Banjir dan longsor pun tidak dapat dihindari. Penggundulan hutan memicu kerusakan tanah, meningkatkan risiko erosi, dan mengakibatkan hilangnya resapan air hujan.

Perkebunan sawit tidak bisa menggantikan hutan alami karena akar pohon sawit merupakan tanaman monokultur dan akarnya tergolong dangkal—sekitar 2 meter saja—yang mengakibatkan tidak mampu menahan air serta membuat tanah mudah tergerus ketika terjadinya hujan deras dalam intensitas yang cukup tinggi.
Deforestasi dapat mengancam hilangnya keanekaragaman hayati karena flora dan fauna kehilangan habitat aslinya. Hal ini menyebabkan kepunahan hewan asli Indonesia, seperti gajah sumatra. Oleh karena itu, diperlukan pemulihan hutan alami dan pengelolaan sumber daya alam yang berkelanjutan untuk menjaga keseimbangan ekosistem dan menjamin kualitas hidup manusia di masa depan.
Panggilan untuk Aksi
Deforestasi harus dihentikan. Jika tidak, hal ini dapat memberikan dampak negatif ke depannya bagi keberlangsungan hidup manusia dan satwa di sekitarnya. Kerusakan ekosistem, bencana alam, dan perubahan iklim merupakan dampak nyata yang sudah dirasakan.

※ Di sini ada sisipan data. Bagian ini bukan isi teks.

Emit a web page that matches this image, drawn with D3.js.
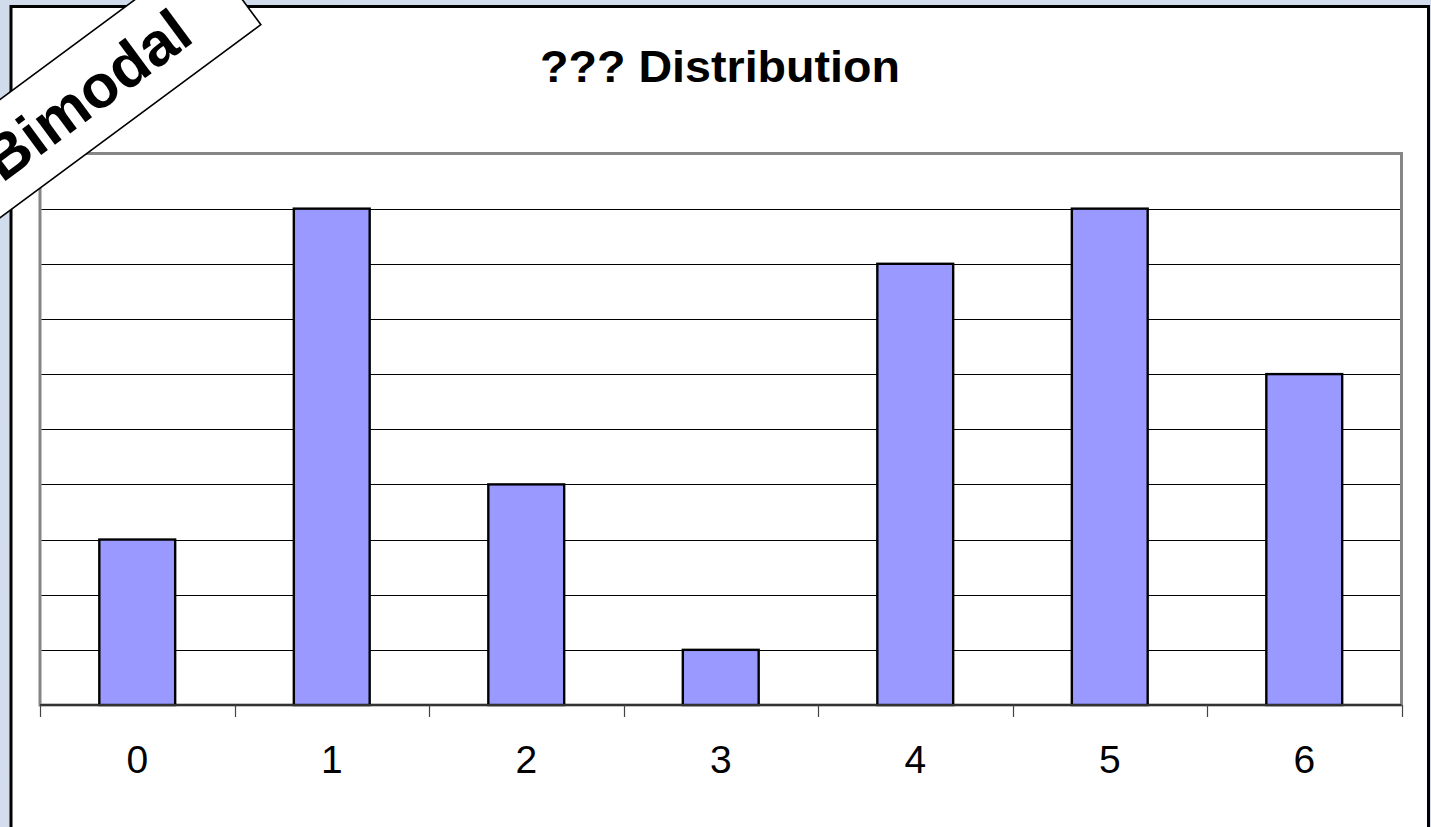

Oleh karena itu, menjaga kelestarian hutan menjadi tanggung jawab kita bersama, baik itu pemerintah, masyarakat, korporasi, dan lain-lain. Tindakan nyata dan kesadaran bersama tentang pentingnya mempertahankan hutan alami di Indonesia—meskipun hanya tindakan kecil saja—membawa perubahan besar dan melindungi alam serta memastikan bumi tetap layak huni bagi generasi mendatang.